What is the difference between a Data Warehouse and Data Lake?
- Rhys Hanscombe

- Jan 31, 2023
- 2 min read
Data warehouses and data lakes are two of the most used tools for storing and managing large volumes of data used by data engineers, business analysts, and more. Both have their advantages, but each performs a different role.
While a data warehouse’s purpose is to be queried and analysed, a data lake has multiple sources of structured and unstructured data that flow into a repository, much like a real lake.
WHAT IS A DATA WAREHOUSE?
A data warehouse stores structured, information from multiple sources such as databases or business applications to support analytics or business intelligence (BI). It provides dashboards and reporting but increasingly enables self-service for business users to analyse trends and patterns to gain insights into things like customer behaviour or market conditions for better decision-making purposes.
Data warehouses are optimised for query performance so queries can be run quickly on large datasets without compromising accuracy or reliability of results.
WHAT IS A DATA LAKE?
On the other hand, a data lake is an unstructured storage solution suitable for big data analytics or for unstructured data sources. Unlike data warehouses where all incoming records must conform with predefined schemas before being stored, data lakes store any type of raw digital asset including text files, images, videos etc. This can be suitable for users performing data science using complex machine learning or Artificial Intelligence operations since no pre-processing steps need be taken prior performing the analysis. This can be used for predictive analysis tasks like anomaly detection and the implementation of pattern-based algorithms.
WHAT ABOUT BOTH?
Increasingly organisations are implementing data architectures using features of both data warehouses AND data lakes. Each offers different benefits, but you don’t need to pick just one for your business. Combining the features and benefits of each approach appropriate to you and your business is a great way of making the most of your data.

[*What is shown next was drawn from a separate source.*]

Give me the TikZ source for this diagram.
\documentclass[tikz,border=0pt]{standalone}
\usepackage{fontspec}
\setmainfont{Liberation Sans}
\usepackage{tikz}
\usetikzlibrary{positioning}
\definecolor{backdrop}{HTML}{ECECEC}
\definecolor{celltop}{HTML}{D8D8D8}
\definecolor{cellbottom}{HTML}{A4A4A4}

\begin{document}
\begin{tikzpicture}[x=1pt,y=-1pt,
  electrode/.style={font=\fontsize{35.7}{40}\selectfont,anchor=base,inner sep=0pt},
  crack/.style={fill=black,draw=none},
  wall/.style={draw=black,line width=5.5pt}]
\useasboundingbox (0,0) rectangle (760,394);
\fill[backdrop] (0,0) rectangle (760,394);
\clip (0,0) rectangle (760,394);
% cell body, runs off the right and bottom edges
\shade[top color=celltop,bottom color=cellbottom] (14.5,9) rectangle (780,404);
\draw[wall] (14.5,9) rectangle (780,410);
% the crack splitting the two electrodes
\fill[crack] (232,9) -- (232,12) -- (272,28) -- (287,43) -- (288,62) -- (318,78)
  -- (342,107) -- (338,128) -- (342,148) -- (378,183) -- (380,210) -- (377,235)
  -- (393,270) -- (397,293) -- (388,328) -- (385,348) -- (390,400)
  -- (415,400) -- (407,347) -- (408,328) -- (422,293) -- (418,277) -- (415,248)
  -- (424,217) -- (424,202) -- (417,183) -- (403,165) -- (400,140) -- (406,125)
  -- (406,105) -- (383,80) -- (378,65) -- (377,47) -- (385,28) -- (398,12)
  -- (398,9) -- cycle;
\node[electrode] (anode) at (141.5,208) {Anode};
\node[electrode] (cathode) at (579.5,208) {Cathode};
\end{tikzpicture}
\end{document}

In a Data Vault data platform solution, we sometimes talk about creating a Persistent Staging Area (PSA) which often has similar characteristics to a data lake combined with a Data Vault data warehouse. However, you need to ensure that you have the correct people for the job. We would recommend either recruiting generalised specialists in your team, or a larger team including Data engineers, scientists, and analysts is the way to go.
SUMMARY
In summary, both Data Warehouses and Data Lakes offer great benefits depending on your specific use case. You can use both in your business, but consider factors like query speed, required accuracy levels, and desired scalability capabilities, when planning your data platforms and remember that a modern approach can involve having a data architecture with the best of both worlds.